December 2, 2015 | 4:34 pm
Lindsey Haynes-Maslow
Former contributor

Earlier this week, the Centers for Disease Control and Prevention (CDC) released their latest report on diabetes in the United States. According to the report, new cases of diabetes declined by 20 percent between 2008 and 2014. However, the number of people diagnosed with diabetes in the United States is still at an all-time sugar high. Since the 1980s, diabetes rates have more than quadrupled and approximately 9.3 percent of the population has been diagnosed with diabetes. So how can one statistic be declining (new cases) and the other be rising?

The answer to that lies in the science of epidemiology, “the study of the distribution and determinants of health related states and events in populations and the application of this study to control health problems”. When the CDC reports “new cases” it’s talking about diabetes incidence; when they report the “number of people diagnosed with diabetes” they’re talking about diabetes prevalence. But what’s the difference between these two and how are they related?

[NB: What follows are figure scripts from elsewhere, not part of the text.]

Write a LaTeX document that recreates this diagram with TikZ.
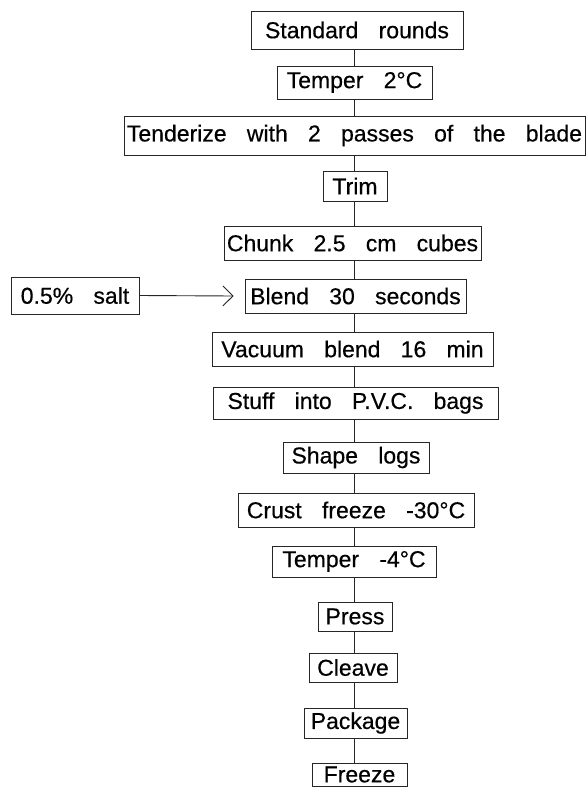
\documentclass[tikz,border=0pt]{standalone}
\usepackage{fontspec}
\setmainfont{Liberation Sans}
\newfontfamily\heavysans{Liberation Sans}[FakeBold=0.45]
\usetikzlibrary{arrows.meta}
\newcommand\boxfont{\heavysans\fontsize{23}{27}\selectfont\spaceskip=0.88em\relax\xspaceskip=0.88em\relax}
\begin{document}
\begin{tikzpicture}[x=1pt,y=-1pt,
  stepbox/.style={draw=black!85, line width=0.9pt, rectangle, inner sep=0pt, font=\boxfont, text=black},
  link/.style={draw=black!85, line width=0.9pt}]
\useasboundingbox (0,0) rectangle (587,787);
\coordinate (spine) at (354,0);
\node[stepbox, minimum width=212, minimum height=38] (n1) at (357,30) {Standard rounds};
\node[stepbox, minimum width=155, minimum height=33] (n2) at (354.5,82.5) {Temper 2°C};
\node[stepbox, minimum width=461, minimum height=39] (n3) at (354.5,135.5) {Tenderize with 2 passes of the blade};
\node[stepbox, minimum width=64, minimum height=30] (n4) at (355,186) {Trim};
\node[stepbox, minimum width=257, minimum height=34] (n5) at (352.5,243) {Chunk 2.5 cm cubes};
\node[stepbox, minimum width=221, minimum height=34] (n6) at (355.5,296) {Blend 30 seconds};
\node[stepbox, minimum width=128, minimum height=37] (salt) at (75,295.5) {0.5\% salt};
\node[stepbox, minimum width=281, minimum height=34] (n7) at (352.5,349) {Vacuum blend 16 min};
\node[stepbox, minimum width=285, minimum height=32] (n8) at (355.5,403) {Stuff into P.V.C. bags};
\node[stepbox, minimum width=146, minimum height=31] (n9) at (356,457.5) {Shape logs};
\node[stepbox, minimum width=236, minimum height=34] (n10) at (356,510) {Crust freeze -30°C};
\node[stepbox, minimum width=164, minimum height=31] (n11) at (354,561.5) {Temper -4°C};
\node[stepbox, minimum width=74, minimum height=29] (n12) at (355,616.5) {Press};
\node[stepbox, minimum width=88, minimum height=29] (n13) at (353,667.5) {Cleave};
\node[stepbox, minimum width=103, minimum height=30] (n14) at (355.5,723) {Package};
\node[stepbox, minimum width=95, minimum height=23] (n15) at (359.5,774.5) {Freeze};
\foreach \a/\b in {n1/n2,n2/n3,n3/n4,n4/n5,n5/n6,n6/n7,n7/n8,n8/n9,n9/n10,n10/n11,n11/n12,n12/n13,n13/n14,n14/n15}
  \draw[link] (\a.south -| spine) -- (\b.north -| spine);
\draw[link, -{Straight Barb[length=10pt,width=20pt,line width=0.9pt]}] (salt.east) -- ([xshift=-11pt]n6.west);
\end{tikzpicture}
\end{document}
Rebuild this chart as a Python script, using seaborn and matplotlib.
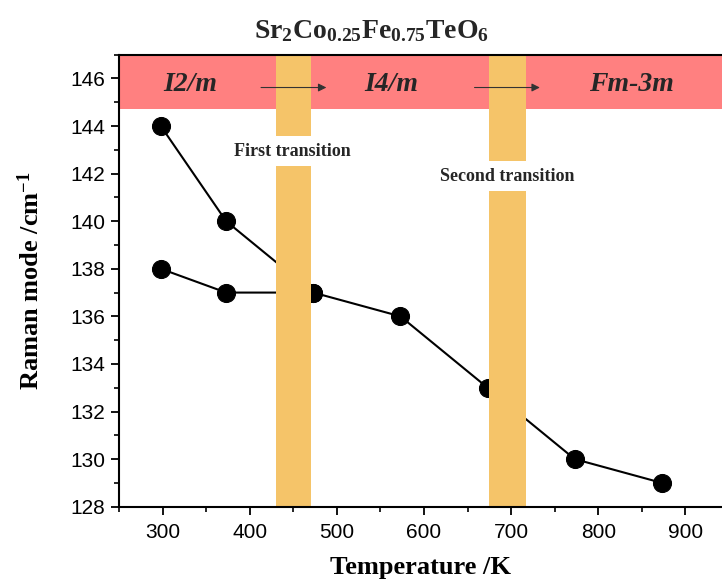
import matplotlib
matplotlib.use("Agg")
import matplotlib.pyplot as plt
import seaborn as sns
import pandas as pd
from matplotlib.ticker import MultipleLocator

# ---- data ----
temp_upper = [298, 373, 473]
raman_upper = [144, 140, 137]
temp_lower = [298, 373, 473, 573, 673, 773, 873]
raman_lower = [138, 137, 137, 136, 133, 130, 129]
transitions = [(430, 470), (675, 717)]
transition_labels = ["First transition", "Second transition"]
phase_labels = ["I2/m", "I4/m", "Fm-3m"]
title = r"$\mathbf{Sr_2Co_{0.25}Fe_{0.75}TeO_6}$"

sns.set_theme(style="ticks")
plt.rcParams["font.family"] = ["Liberation Sans", "DejaVu Sans"]
plt.rcParams["mathtext.fontset"] = "custom"
plt.rcParams["mathtext.rm"] = "Liberation Serif:bold"
plt.rcParams["mathtext.bf"] = "Liberation Serif:bold"
plt.rcParams["mathtext.it"] = "Liberation Serif:bold:italic"

df = pd.concat([
    pd.DataFrame({"T": temp_upper, "R": raman_upper, "s": "upper"}),
    pd.DataFrame({"T": temp_lower, "R": raman_lower, "s": "lower"}),
])

fig = plt.figure(figsize=(7.22, 5.88), dpi=100)
ax = fig.add_axes([0.1648, 0.1383, 0.8352, 0.7687])

ax.axhspan(144.7, 147, color="#ff8080", zorder=1, lw=0)

sns.lineplot(data=df, x="T", y="R", units="s", estimator=None, color="black",
             marker="o", markersize=13, markeredgecolor="black", lw=1.5,
             sort=False, ax=ax, zorder=2, legend=False)

for (a, b) in transitions:
    ax.axvspan(a, b, color="#f5c469", zorder=3, lw=0)

ax.text(449, 142.95, transition_labels[0], ha="center", va="center",
        fontsize=13, fontweight="bold", family="Liberation Serif", zorder=4,
        bbox=dict(facecolor="white", edgecolor="none", pad=5))
ax.text(695, 141.9, transition_labels[1], ha="center", va="center",
        fontsize=13, fontweight="bold", family="Liberation Serif", zorder=4,
        bbox=dict(facecolor="white", edgecolor="none", pad=5))

for x, lab in zip([332, 563, 838], phase_labels):
    ax.text(x, 145.75, lab, ha="center", va="center", fontsize=20,
            fontweight="bold", fontstyle="italic", family="Liberation Serif",
            zorder=5)

for (x0, x1) in [(413, 488), (658, 733)]:
    ax.annotate("", xy=(x1, 145.62), xytext=(x0, 145.62), zorder=5,
                arrowprops=dict(arrowstyle="-|>", lw=0.8, color="#333333",
                                mutation_scale=12, shrinkA=0, shrinkB=0))

ax.set_xlim(250, 942)
ax.set_ylim(128, 147)
ax.xaxis.set_major_locator(MultipleLocator(100))
ax.xaxis.set_minor_locator(MultipleLocator(50))
ax.yaxis.set_major_locator(MultipleLocator(2))
ax.yaxis.set_minor_locator(MultipleLocator(1))
ax.tick_params(which="major", direction="out", length=6, width=1.3,
               labelsize=15, color="black", labelcolor="black", pad=4)
ax.tick_params(which="minor", direction="out", length=3.5, width=1.2, color="black")
ax.tick_params(axis="x", pad=6)

for sp in ["left", "bottom", "top"]:
    ax.spines[sp].set_color("black")
    ax.spines[sp].set_linewidth(1.5)
    ax.spines[sp].set_zorder(6)
ax.spines["right"].set_visible(False)

ax.set_xlabel("Temperature /K", fontsize=19, fontweight="bold",
              family="Liberation Serif", color="black")
ax.set_ylabel(r"Raman mode /cm$^{\mathbf{-1}}$", fontsize=19, fontweight="bold",
              family="Liberation Serif", color="black")
ax.xaxis.set_label_coords(0.5, -0.11)
ax.yaxis.set_label_coords(-0.125, 0.5)

fig.text(0.514, 0.947, title, ha="center", va="center", fontsize=20)

fig.savefig("out.png", dpi=100)
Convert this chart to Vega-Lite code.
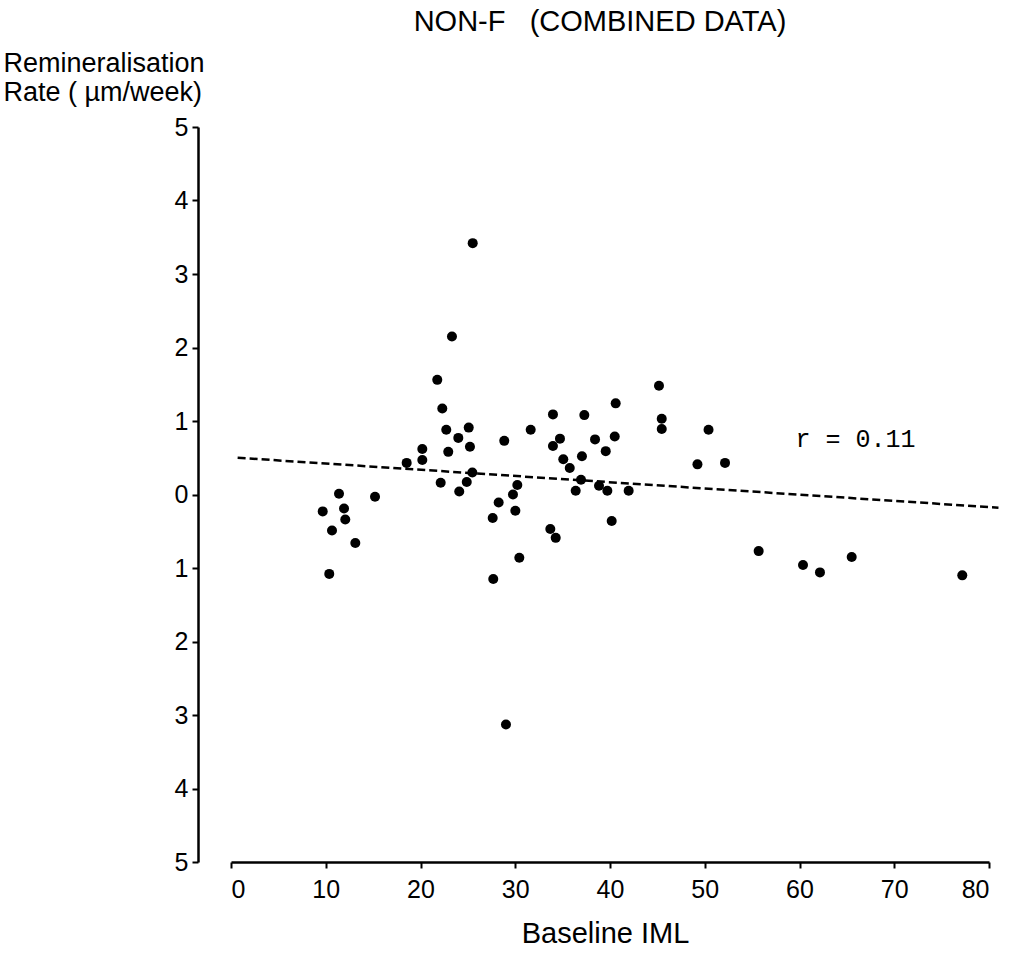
{
  "$schema": "https://vega.github.io/schema/vega-lite/v6.json",
  "autosize": "none",
  "width": 758,
  "height": 735,
  "padding": {"left": 231, "top": 127, "right": 28, "bottom": 95},
  "background": "white",
  "config": {
    "view": {"stroke": null},
    "font": "Liberation Sans",
    "axis": {
      "grid": false,
      "domainColor": "black",
      "domainWidth": 2.5,
      "tickColor": "black",
      "tickWidth": 2,
      "labelColor": "black",
      "labelFont": "Liberation Sans",
      "labelFontSize": 25,
      "titleColor": "black",
      "titleFont": "Liberation Sans",
      "titleFontSize": 29,
      "titleFontWeight": "normal"
    }
  },
  "title": {
    "text": "NON-F\u00a0\u00a0\u00a0(COMBINED DATA)",
    "font": "Liberation Sans",
    "fontSize": 29,
    "fontWeight": "normal",
    "color": "black",
    "anchor": "middle",
    "dx": -10,
    "offset": 12
  },
  "datasets": {
    "points": [
      {"iml": 9.68, "rate": -0.23},
      {"iml": 10.66, "rate": -0.49},
      {"iml": 10.37, "rate": -1.08},
      {"iml": 11.40, "rate": 0.01},
      {"iml": 11.93, "rate": -0.19},
      {"iml": 12.06, "rate": -0.34},
      {"iml": 13.12, "rate": -0.66},
      {"iml": 15.20, "rate": -0.03},
      {"iml": 18.54, "rate": 0.43},
      {"iml": 20.19, "rate": 0.62},
      {"iml": 20.19, "rate": 0.47},
      {"iml": 21.77, "rate": 1.56},
      {"iml": 22.30, "rate": 1.17},
      {"iml": 22.13, "rate": 0.16},
      {"iml": 22.72, "rate": 0.88},
      {"iml": 23.32, "rate": 2.15},
      {"iml": 22.93, "rate": 0.58},
      {"iml": 23.99, "rate": 0.77},
      {"iml": 24.09, "rate": 0.04},
      {"iml": 24.88, "rate": 0.17},
      {"iml": 25.09, "rate": 0.91},
      {"iml": 25.22, "rate": 0.65},
      {"iml": 25.51, "rate": 3.42},
      {"iml": 25.47, "rate": 0.30},
      {"iml": 27.62, "rate": -0.32},
      {"iml": 27.68, "rate": -1.15},
      {"iml": 28.25, "rate": -0.11},
      {"iml": 28.84, "rate": 0.73},
      {"iml": 29.02, "rate": -3.13},
      {"iml": 29.76, "rate": 0.0},
      {"iml": 30.22, "rate": 0.13},
      {"iml": 30.01, "rate": -0.22},
      {"iml": 30.43, "rate": -0.86},
      {"iml": 31.63, "rate": 0.88},
      {"iml": 33.70, "rate": -0.47},
      {"iml": 33.98, "rate": 1.09},
      {"iml": 33.98, "rate": 0.66},
      {"iml": 34.27, "rate": -0.59},
      {"iml": 34.72, "rate": 0.76},
      {"iml": 35.07, "rate": 0.48},
      {"iml": 35.75, "rate": 0.36},
      {"iml": 36.38, "rate": 0.05},
      {"iml": 37.04, "rate": 0.52},
      {"iml": 36.94, "rate": 0.20},
      {"iml": 37.29, "rate": 1.08},
      {"iml": 38.42, "rate": 0.75},
      {"iml": 38.84, "rate": 0.12},
      {"iml": 39.55, "rate": 0.59},
      {"iml": 39.72, "rate": 0.05},
      {"iml": 40.18, "rate": -0.36},
      {"iml": 40.50, "rate": 0.79},
      {"iml": 40.60, "rate": 1.24},
      {"iml": 41.97, "rate": 0.05},
      {"iml": 45.17, "rate": 1.48},
      {"iml": 45.46, "rate": 1.03},
      {"iml": 45.46, "rate": 0.89},
      {"iml": 49.23, "rate": 0.41},
      {"iml": 50.40, "rate": 0.88},
      {"iml": 52.14, "rate": 0.43},
      {"iml": 55.69, "rate": -0.77},
      {"iml": 60.37, "rate": -0.96},
      {"iml": 62.16, "rate": -1.06},
      {"iml": 65.51, "rate": -0.85},
      {"iml": 77.18, "rate": -1.10}
    ],
    "fit": [
      {"iml": 0.7, "rate": 0.50},
      {"iml": 81.0, "rate": -0.18}
    ],
    "note": [
      {"iml": 65.9, "rate": 0.755, "label": "r = 0.11"}
    ]
  },
  "layer": [
    {
      "data": {"name": "points"},
      "mark": {"type": "point", "filled": true, "shape": "circle", "size": 100, "color": "black", "opacity": 1},
      "encoding": {
        "x": {
          "field": "iml",
          "type": "quantitative",
          "scale": {"domain": [0, 80], "nice": false, "zero": false},
          "axis": {
            "values": [0, 10, 20, 30, 40, 50, 60, 70, 80],
            "tickSize": 6,
            "labelPadding": 9,
            "title": "Baseline IML",
            "titleX": 374,
            "titleY": 80,
            "titleAlign": "center",
            "titleBaseline": "alphabetic"
          }
        },
        "y": {
          "field": "rate",
          "type": "quantitative",
          "scale": {"domain": [-5, 5], "nice": false, "zero": false},
          "axis": {
            "values": [-5, -4, -3, -2, -1, 0, 1, 2, 3, 4, 5],
            "labelExpr": "'' + abs(datum.value)",
            "offset": 33,
            "tickSize": 6,
            "labelPadding": 4,
            "title": ["Remineralisation", "Rate ( µm/week)"],
            "titleFontSize": 27,
            "titleAngle": 0,
            "titleAlign": "left",
            "titleBaseline": "alphabetic",
            "titleLineHeight": 29,
            "titleX": -195,
            "titleY": -56
          }
        }
      }
    },
    {
      "data": {"name": "fit"},
      "mark": {"type": "line", "color": "black", "strokeWidth": 2.5, "strokeDash": [8, 4], "clip": false},
      "encoding": {
        "x": {"field": "iml", "type": "quantitative"},
        "y": {"field": "rate", "type": "quantitative"}
      }
    },
    {
      "data": {"name": "note"},
      "mark": {"type": "text", "font": "Liberation Mono", "fontSize": 25, "color": "black", "align": "center", "baseline": "middle"},
      "encoding": {
        "x": {"field": "iml", "type": "quantitative"},
        "y": {"field": "rate", "type": "quantitative"},
        "text": {"field": "label"}
      }
    }
  ]
}
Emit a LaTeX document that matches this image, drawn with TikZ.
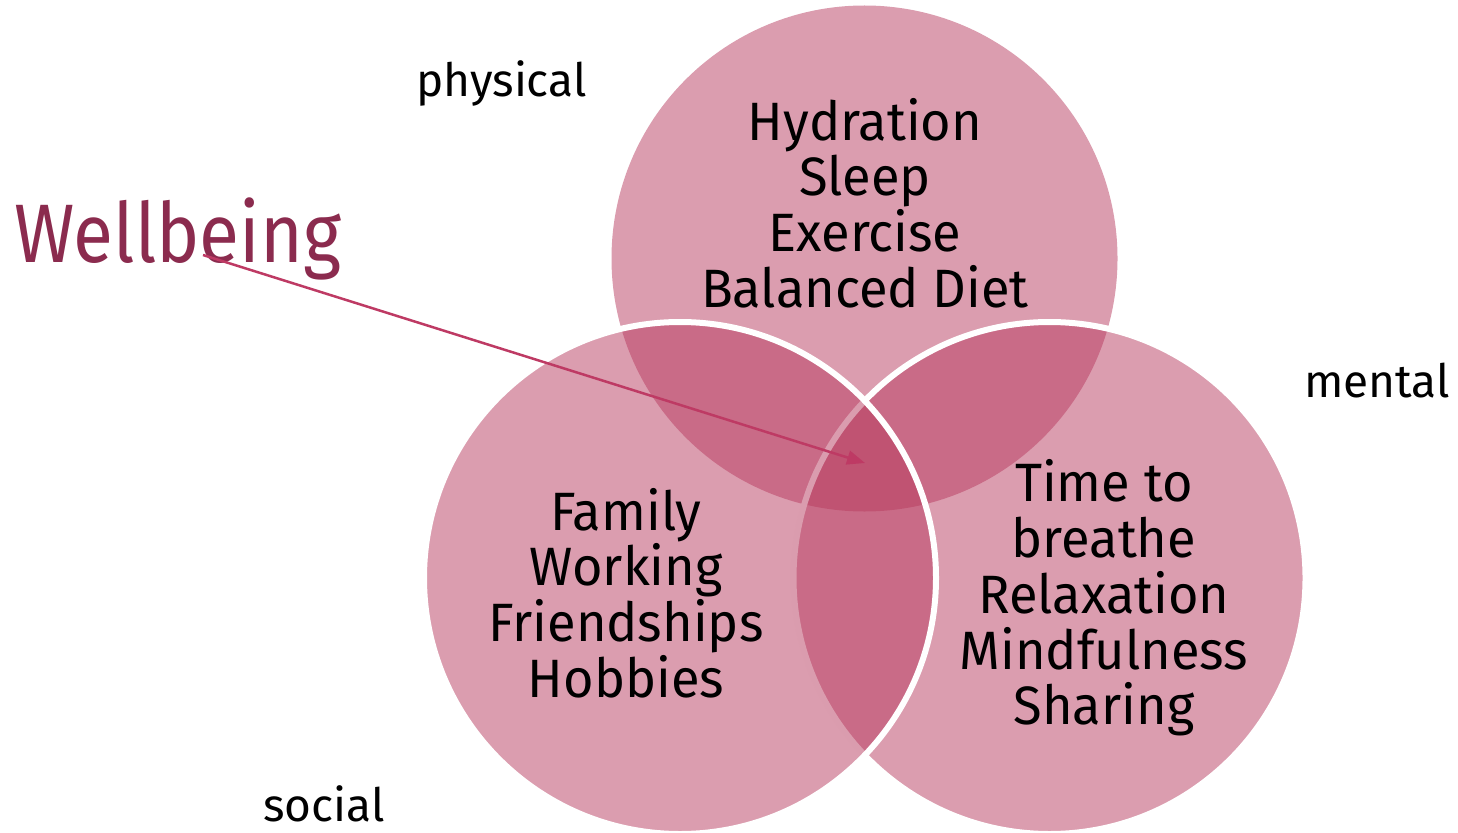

In epidemiology, incidence and prevalence are the two basic measures of calculating disease frequency. Incidence is the number of new cases during a certain time frame and is measured using the following equation:

Data Source: CDC, National Center for Health Statistics,

Incidence=           Number of new diabetes cases            _

                      Average population at risk * time interval

 

 

 

Prevalence is partly based on incidence and is calculated based on the proportion of the population that has been diagnosed:

Prevalence = Nprevalenceumber of existing (and new) diabetes cases

                                        Average population at risk

 

 

The two equations above show that prevalence depends on incidence: an increase in incidence will increase prevalence (assuming there isn’t a high level of mortality due to the disease). However, a decrease in incidence may not necessarily lead to a decrease in prevalence. One of the easiest ways to think about the relationship between incidence and prevalence is illustrated by Ann Aschengrau and George Seage’s sink model:

Sink

Diabetes disease incidence is represented by the water inflow from the faucet (each drop represents a newly diagnosed diabetes case). Diabetes prevalence is represented by the water level in the sink (it includes new and existing diabetes cases).  So while the inflow of water from the faucet may slow down, that doesn’t necessarily mean that the water level in the sink will change.

We can and should celebrate about the decline of new diabetes cases over the past five years, but we still need to focus on addressing diabetes prevalence. As Ann Albright, director of the CDC’s Division of Diabetes Translation, said during her interview about the new report with NPR yesterday : “we still have a long, long way to go.”


Author’s note: While I was an undergraduate student at the University of North Carolina’s Gillings School of Global Public Health, I took Professor Victor Schoenbach’s course on “The Principles of Epidemiology for Public Health.” At that time, I did not appreciate the educational foundation that was being built for me, but in recent years I am forever grateful to use these foundations as a sounding board for my public health explorations.